Same-sex marriage battle lines being drawn
M.E. Sprengelmeyer, Rocky Mountain News
Published May 18, 2006 at midnight
The U.S. Senate has set the stage to renew the battle over Sen. Wayne Allard's proposed constitutional amendment banning same-sex marriage, though critics dismiss next month's scheduled vote as nothing but an election-year ploy.
The Senate Judiciary Committee voted along strict party lines today
to advanced the Federal Marriage Amendment for a Senate floor vote,
expected for the week of June 5.
The amendment would define marriage as the union of a man and a woman
and is a reaction to a Massachusetts Supreme Court decision that first
allowed same-sex marriages in that state.
Allard, a Loveland Republican, is hoping to have more success than he did in 2004, when the amendment won only 48 votes on a procedural vote and was shelved for the year.
It requires 60 votes to pass cloture, ending debate and bringing the measure up for final consideration. It then would take 67 votes for Senate passage.
Allard believes he has a better chance this year, since he has added 10 new Senate co-sponsors, including five first-term Senators who replaced lawmakers who voted against the amendment in 2004, Allard spokeswoman Carolyn Williams said Wednesday.
But critics dismiss the scheduled vote as an election-year ploy simply designed to rally social conservatives during the run-up to the November elections.
"They have a very fractured base of people in their party who are not rallying around this as they were in 2004," said Brad Luna, spokesman for the gay rights group Human Rights Campaign. "I think the American people see this for what it is. They see this as a political ploy. They have issues very critical to their daily lives that this Congress has decided to toss aside (in order to) bring up a discriminatory amendment to the constitution. That will backfire."
Allard has repeatedly denied charges that the amendment would insert discrimination into the constitution. He has said the amendment is necessary in order to preserve a traditional definition of marriage that is under attack in the courts.
The issue stirs passions on both sides. Outside groups, including the political arm of Colorado Springs-based evangelical Christian organization Focus on the Family, has encouraged amendment supporters to contact lawmakers in advance of the June vote.
Focus founder Dr. James Dobson recently warned Republicans that they could be punished at the polls if they abandon social conservatives who played a key role in the 2004 elections.
Williams said that a lot has changed since the 2004 debate. Since then, 11 states have passed state constitutional amendments similar to Allard's.
"There is a greater need today than there was in 2004," she said in an e-mail response to a reporter's questions. "Nine states face lawsuits challenging traditional marriage laws. There are also several new Senators that havent had a chance to vote on this issue."
But opponents say there also is a different political environment that has average voters more concerned about issues like gas prices, the war in Iraq and others.
Elliot Mincberg, legal director for the liberal group People for the American Way, issued a statement Thursday calling the Judiciary Committee action "a shameful act of election-year vandalism" against the U.S. Constitution's equal protection statutes.

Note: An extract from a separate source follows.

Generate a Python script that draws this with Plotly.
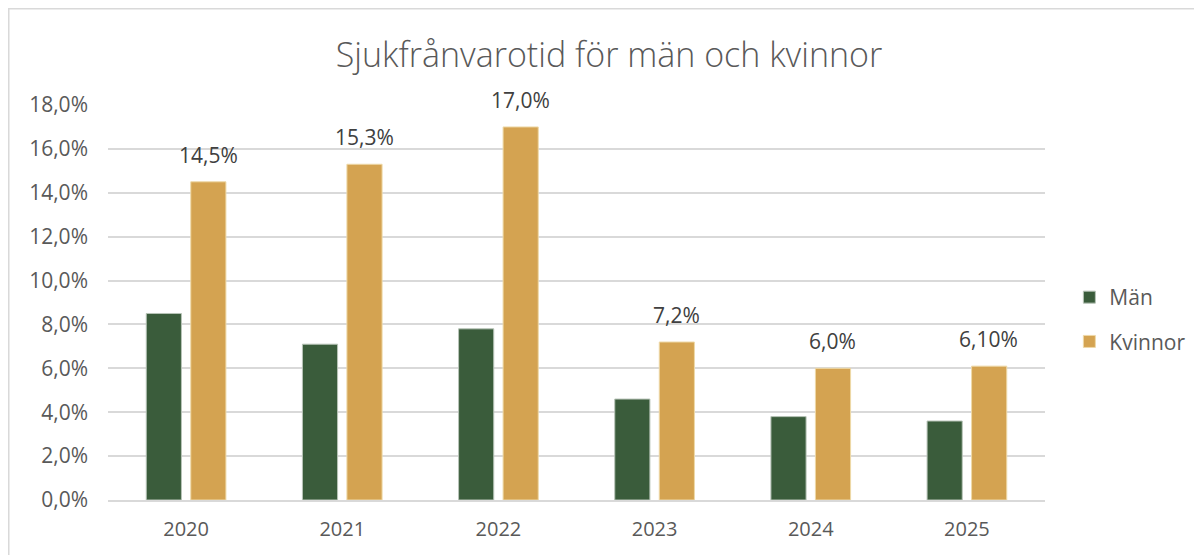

"Its not surprising that some Republican leaders want to distract Americans from crises that really threaten our families and values unfair tax policies and a runaway deficit, a culture of corruption and lack of accountability for lawbreaking at the highest levels of our government, the neglect of children and families displaced by Hurricane Katrina, and more," Mincberg said. "But writing discrimination into our sacred charter of freedom for short-term political gain shows a basic lack of decency."